Meta campe sur ses positions concernant la légalité de son traitement
Sur le premier, l’entreprise considère que son « approche initiale était conforme à [ses] obligations légales » et affirme que l’avis rendu par le Comité européen de la protection des données en décembre confirme cela.
Dans son communiqué en français, Meta commente : « Il est regrettable que cela ait pris près d’un an, mais nous saluons la garantie donnée par l’IDPC (Irish Data Protection Commission) et le Comité européen de la protection des données, qui nous a permis de franchir cette étape ». Une phrase qui n’existe pas dans le communiqué en anglais.
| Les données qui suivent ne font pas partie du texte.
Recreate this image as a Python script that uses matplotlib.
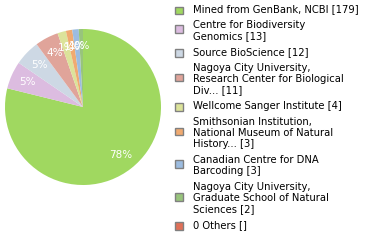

Les autorités sont-elles alignées avec les positions de Meta ?
Interrogé par Next sur cette garantie donnée à Meta et sur la légalité de l’approche initiale de l’entreprise, le CEPD se borne à rappeler que l’opinion qu’elle a publiée en décembre « ne fait aucune déclaration à l’égard des contrôleurs individuels, mais fournit une réponse aux questions posées par l’autorité irlandaise chargée de la protection des données ».
La DPC ne nous a pas encore répondu. Nous ne manquerons pas d’ajouter son commentaire le cas échéant.
L’entreprise semble en tout cas s’appuyer toujours sur l’intérêt légitime comme base légale de cet entrainement. En effet, si elle ne le précise pas explicitement dans son communiqué, Meta affirme que les textes des notifications aux utilisateurs expliqueront « comment cela améliorera l’IA de Meta et l’expérience utilisateur globale ». Elle affirme aussi : « cet entraînement permettra de mieux soutenir des millions de personnes et d’entreprises en Europe, en apprenant à nos modèles d’IA générative à mieux comprendre et refléter leurs cultures, leurs langues et leur histoire ». Et elle n’indique d’ailleurs aucun nouveau changement dans ses conditions d’utilisation.
Reste à savoir si les autorités de protection des données approuveront son interprétation de l’avis du Comité européen de la protection des données rendu public le 18 décembre dernier.
En effet, si Meta affirme que cet avis va dans son sens, la CNIL italienne a récemment infligé 15 millions d’euros d’amende à OpenAI pour avoir, entre autres, utilisé des données personnelles pour entrainer ses modèles utilisés par ChatGPT, en s’appuyant sur le même avis. Dans ce dossier, OpenAI n’avait pas préalablement identifié de base juridique sur laquelle s’appuyer pour ce traitement.